Required work:
Give the listing again character for character, but drop the images.

::::

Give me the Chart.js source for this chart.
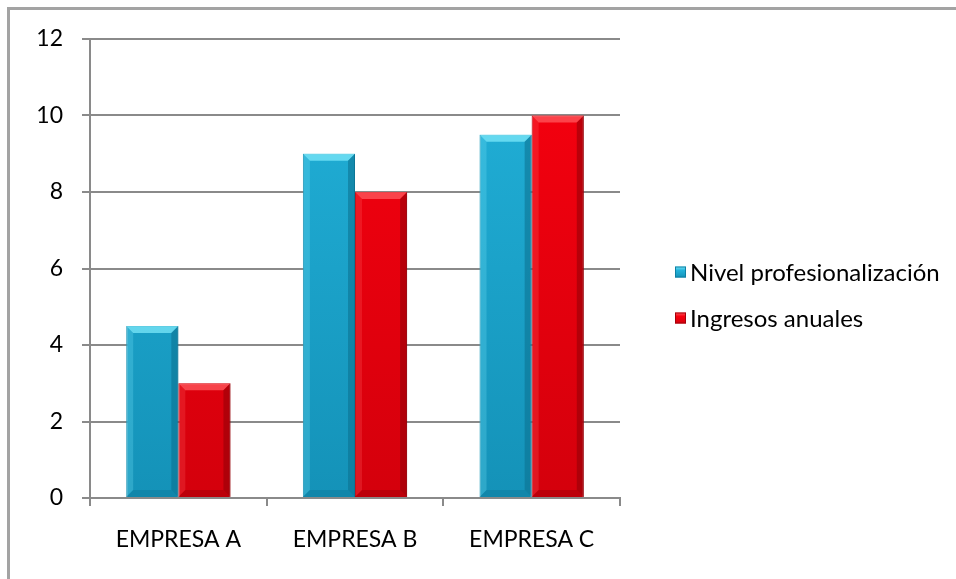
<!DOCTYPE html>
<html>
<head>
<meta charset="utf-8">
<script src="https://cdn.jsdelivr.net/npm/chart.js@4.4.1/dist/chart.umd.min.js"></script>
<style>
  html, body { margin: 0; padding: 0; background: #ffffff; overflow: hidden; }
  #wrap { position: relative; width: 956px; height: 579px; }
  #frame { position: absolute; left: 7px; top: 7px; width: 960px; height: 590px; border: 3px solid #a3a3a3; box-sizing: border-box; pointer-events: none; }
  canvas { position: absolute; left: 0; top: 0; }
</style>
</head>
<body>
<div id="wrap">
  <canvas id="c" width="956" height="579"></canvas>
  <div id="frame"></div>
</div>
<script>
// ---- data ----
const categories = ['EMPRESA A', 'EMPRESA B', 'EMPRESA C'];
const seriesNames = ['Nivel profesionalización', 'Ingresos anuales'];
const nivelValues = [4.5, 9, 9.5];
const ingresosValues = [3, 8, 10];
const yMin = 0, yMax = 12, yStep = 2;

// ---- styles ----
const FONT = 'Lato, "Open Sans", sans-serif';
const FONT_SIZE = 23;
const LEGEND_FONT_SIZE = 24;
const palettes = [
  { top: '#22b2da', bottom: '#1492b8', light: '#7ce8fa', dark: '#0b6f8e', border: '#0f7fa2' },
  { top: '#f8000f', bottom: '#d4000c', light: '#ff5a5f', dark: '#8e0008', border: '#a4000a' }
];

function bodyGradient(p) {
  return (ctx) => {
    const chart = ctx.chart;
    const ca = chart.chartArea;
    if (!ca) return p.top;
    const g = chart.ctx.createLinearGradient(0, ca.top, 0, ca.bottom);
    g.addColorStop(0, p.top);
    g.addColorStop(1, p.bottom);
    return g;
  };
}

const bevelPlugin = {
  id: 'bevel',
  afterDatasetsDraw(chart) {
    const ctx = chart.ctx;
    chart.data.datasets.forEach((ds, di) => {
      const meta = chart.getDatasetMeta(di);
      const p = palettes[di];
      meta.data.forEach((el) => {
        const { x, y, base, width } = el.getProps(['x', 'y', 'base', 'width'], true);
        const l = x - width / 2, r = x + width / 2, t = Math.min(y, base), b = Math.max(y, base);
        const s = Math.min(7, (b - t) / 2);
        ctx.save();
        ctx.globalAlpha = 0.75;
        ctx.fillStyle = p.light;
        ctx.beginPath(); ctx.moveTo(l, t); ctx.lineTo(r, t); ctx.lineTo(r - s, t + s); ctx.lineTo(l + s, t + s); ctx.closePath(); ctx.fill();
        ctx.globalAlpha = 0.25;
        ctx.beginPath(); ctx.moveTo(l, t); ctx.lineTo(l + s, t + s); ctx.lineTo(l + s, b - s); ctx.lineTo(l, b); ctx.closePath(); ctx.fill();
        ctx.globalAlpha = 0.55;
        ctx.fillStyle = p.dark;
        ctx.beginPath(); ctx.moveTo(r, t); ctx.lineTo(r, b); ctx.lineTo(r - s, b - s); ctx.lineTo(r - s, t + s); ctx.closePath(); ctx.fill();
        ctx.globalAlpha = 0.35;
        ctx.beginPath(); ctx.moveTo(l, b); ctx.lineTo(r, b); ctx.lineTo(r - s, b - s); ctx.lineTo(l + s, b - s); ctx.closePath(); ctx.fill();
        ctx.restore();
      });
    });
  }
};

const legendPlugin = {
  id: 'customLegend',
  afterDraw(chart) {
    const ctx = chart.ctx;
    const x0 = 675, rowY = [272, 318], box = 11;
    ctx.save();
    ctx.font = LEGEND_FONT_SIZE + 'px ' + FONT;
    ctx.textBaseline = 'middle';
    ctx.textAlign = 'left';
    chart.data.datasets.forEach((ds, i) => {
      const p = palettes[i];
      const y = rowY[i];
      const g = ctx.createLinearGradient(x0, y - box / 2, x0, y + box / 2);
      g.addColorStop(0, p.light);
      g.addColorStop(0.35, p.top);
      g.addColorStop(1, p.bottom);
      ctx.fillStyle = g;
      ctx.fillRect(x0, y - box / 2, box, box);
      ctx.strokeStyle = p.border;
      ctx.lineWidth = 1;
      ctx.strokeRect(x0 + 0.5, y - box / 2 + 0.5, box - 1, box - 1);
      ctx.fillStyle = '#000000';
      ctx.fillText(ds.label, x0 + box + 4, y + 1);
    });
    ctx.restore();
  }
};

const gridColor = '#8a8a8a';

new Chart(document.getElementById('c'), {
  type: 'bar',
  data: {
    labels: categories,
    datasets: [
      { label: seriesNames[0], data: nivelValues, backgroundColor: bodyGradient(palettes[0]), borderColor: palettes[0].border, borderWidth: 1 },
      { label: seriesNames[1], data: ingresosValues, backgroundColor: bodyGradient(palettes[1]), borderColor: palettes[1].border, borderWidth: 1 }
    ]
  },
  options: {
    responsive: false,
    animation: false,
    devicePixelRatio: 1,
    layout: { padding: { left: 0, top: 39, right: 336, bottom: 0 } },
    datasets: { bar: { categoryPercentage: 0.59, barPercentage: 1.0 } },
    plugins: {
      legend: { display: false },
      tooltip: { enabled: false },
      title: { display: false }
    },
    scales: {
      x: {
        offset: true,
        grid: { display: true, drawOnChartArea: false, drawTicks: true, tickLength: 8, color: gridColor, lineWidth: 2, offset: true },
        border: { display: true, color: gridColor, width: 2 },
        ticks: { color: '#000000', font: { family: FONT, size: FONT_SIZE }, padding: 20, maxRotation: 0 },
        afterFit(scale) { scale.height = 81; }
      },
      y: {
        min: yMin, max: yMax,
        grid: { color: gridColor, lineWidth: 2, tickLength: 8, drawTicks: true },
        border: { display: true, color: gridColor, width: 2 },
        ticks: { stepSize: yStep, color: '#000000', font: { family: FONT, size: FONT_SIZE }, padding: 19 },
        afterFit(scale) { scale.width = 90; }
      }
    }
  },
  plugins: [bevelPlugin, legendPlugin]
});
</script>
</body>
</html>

::::

Exercise solution:
Give me the Chart.js source for this chart.
<!DOCTYPE html>
<html>
<head>
<meta charset="utf-8">
<script src="https://cdn.jsdelivr.net/npm/chart.js@4.4.1/dist/chart.umd.min.js"></script>
<style>
  html, body { margin: 0; padding: 0; background: #ffffff; overflow: hidden; }
  #wrap { position: relative; width: 956px; height: 579px; }
  #frame { position: absolute; left: 7px; top: 7px; width: 960px; height: 590px; border: 3px solid #a3a3a3; box-sizing: border-box; pointer-events: none; }
  canvas { position: absolute; left: 0; top: 0; }
</style>
</head>
<body>
<div id="wrap">
  <canvas id="c" width="956" height="579"></canvas>
  <div id="frame"></div>
</div>
<script>
// ---- data ----
const categories = ['EMPRESA A', 'EMPRESA B', 'EMPRESA C'];
const seriesNames = ['Nivel profesionalización', 'Ingresos anuales'];
const nivelValues = [4.5, 9, 9.5];
const ingresosValues = [3, 8, 10];
const yMin = 0, yMax = 12, yStep = 2;

// ---- styles ----
const FONT = 'Lato, "Open Sans", sans-serif';
const FONT_SIZE = 23;
const LEGEND_FONT_SIZE = 24;
const palettes = [
  { top: '#22b2da', bottom: '#1492b8', light: '#7ce8fa', dark: '#0b6f8e', border: '#0f7fa2' },
  { top: '#f8000f', bottom: '#d4000c', light: '#ff5a5f', dark: '#8e0008', border: '#a4000a' }
];

function bodyGradient(p) {
  return (ctx) => {
    const chart = ctx.chart;
    const ca = chart.chartArea;
    if (!ca) return p.top;
    const g = chart.ctx.createLinearGradient(0, ca.top, 0, ca.bottom);
    g.addColorStop(0, p.top);
    g.addColorStop(1, p.bottom);
    return g;
  };
}

const bevelPlugin = {
  id: 'bevel',
  afterDatasetsDraw(chart) {
    const ctx = chart.ctx;
    chart.data.datasets.forEach((ds, di) => {
      const meta = chart.getDatasetMeta(di);
      const p = palettes[di];
      meta.data.forEach((el) => {
        const { x, y, base, width } = el.getProps(['x', 'y', 'base', 'width'], true);
        const l = x - width / 2, r = x + width / 2, t = Math.min(y, base), b = Math.max(y, base);
        const s = Math.min(7, (b - t) / 2);
        ctx.save();
        ctx.globalAlpha = 0.75;
        ctx.fillStyle = p.light;
        ctx.beginPath(); ctx.moveTo(l, t); ctx.lineTo(r, t); ctx.lineTo(r - s, t + s); ctx.lineTo(l + s, t + s); ctx.closePath(); ctx.fill();
        ctx.globalAlpha = 0.25;
        ctx.beginPath(); ctx.moveTo(l, t); ctx.lineTo(l + s, t + s); ctx.lineTo(l + s, b - s); ctx.lineTo(l, b); ctx.closePath(); ctx.fill();
        ctx.globalAlpha = 0.55;
        ctx.fillStyle = p.dark;
        ctx.beginPath(); ctx.moveTo(r, t); ctx.lineTo(r, b); ctx.lineTo(r - s, b - s); ctx.lineTo(r - s, t + s); ctx.closePath(); ctx.fill();
        ctx.globalAlpha = 0.35;
        ctx.beginPath(); ctx.moveTo(l, b); ctx.lineTo(r, b); ctx.lineTo(r - s, b - s); ctx.lineTo(l + s, b - s); ctx.closePath(); ctx.fill();
        ctx.restore();
      });
    });
  }
};

const legendPlugin = {
  id: 'customLegend',
  afterDraw(chart) {
    const ctx = chart.ctx;
    const x0 = 675, rowY = [272, 318], box = 11;
    ctx.save();
    ctx.font = LEGEND_FONT_SIZE + 'px ' + FONT;
    ctx.textBaseline = 'middle';
    ctx.textAlign = 'left';
    chart.data.datasets.forEach((ds, i) => {
      const p = palettes[i];
      const y = rowY[i];
      const g = ctx.createLinearGradient(x0, y - box / 2, x0, y + box / 2);
      g.addColorStop(0, p.light);
      g.addColorStop(0.35, p.top);
      g.addColorStop(1, p.bottom);
      ctx.fillStyle = g;
      ctx.fillRect(x0, y - box / 2, box, box);
      ctx.strokeStyle = p.border;
      ctx.lineWidth = 1;
      ctx.strokeRect(x0 + 0.5, y - box / 2 + 0.5, box - 1, box - 1);
      ctx.fillStyle = '#000000';
      ctx.fillText(ds.label, x0 + box + 4, y + 1);
    });
    ctx.restore();
  }
};

const gridColor = '#8a8a8a';

new Chart(document.getElementById('c'), {
  type: 'bar',
  data: {
    labels: categories,
    datasets: [
      { label: seriesNames[0], data: nivelValues, backgroundColor: bodyGradient(palettes[0]), borderColor: palettes[0].border, borderWidth: 1 },
      { label: seriesNames[1], data: ingresosValues, backgroundColor: bodyGradient(palettes[1]), borderColor: palettes[1].border, borderWidth: 1 }
    ]
  },
  options: {
    responsive: false,
    animation: false,
    devicePixelRatio: 1,
    layout: { padding: { left: 0, top: 39, right: 336, bottom: 0 } },
    datasets: { bar: { categoryPercentage: 0.59, barPercentage: 1.0 } },
    plugins: {
      legend: { display: false },
      tooltip: { enabled: false },
      title: { display: false }
    },
    scales: {
      x: {
        offset: true,
        grid: { display: true, drawOnChartArea: false, drawTicks: true, tickLength: 8, color: gridColor, lineWidth: 2, offset: true },
        border: { display: true, color: gridColor, width: 2 },
        ticks: { color: '#000000', font: { family: FONT, size: FONT_SIZE }, padding: 20, maxRotation: 0 },
        afterFit(scale) { scale.height = 81; }
      },
      y: {
        min: yMin, max: yMax,
        grid: { color: gridColor, lineWidth: 2, tickLength: 8, drawTicks: true },
        border: { display: true, color: gridColor, width: 2 },
        ticks: { stepSize: yStep, color: '#000000', font: { family: FONT, size: FONT_SIZE }, padding: 19 },
        afterFit(scale) { scale.width = 90; }
      }
    }
  },
  plugins: [bevelPlugin, legendPlugin]
});
</script>
</body>
</html>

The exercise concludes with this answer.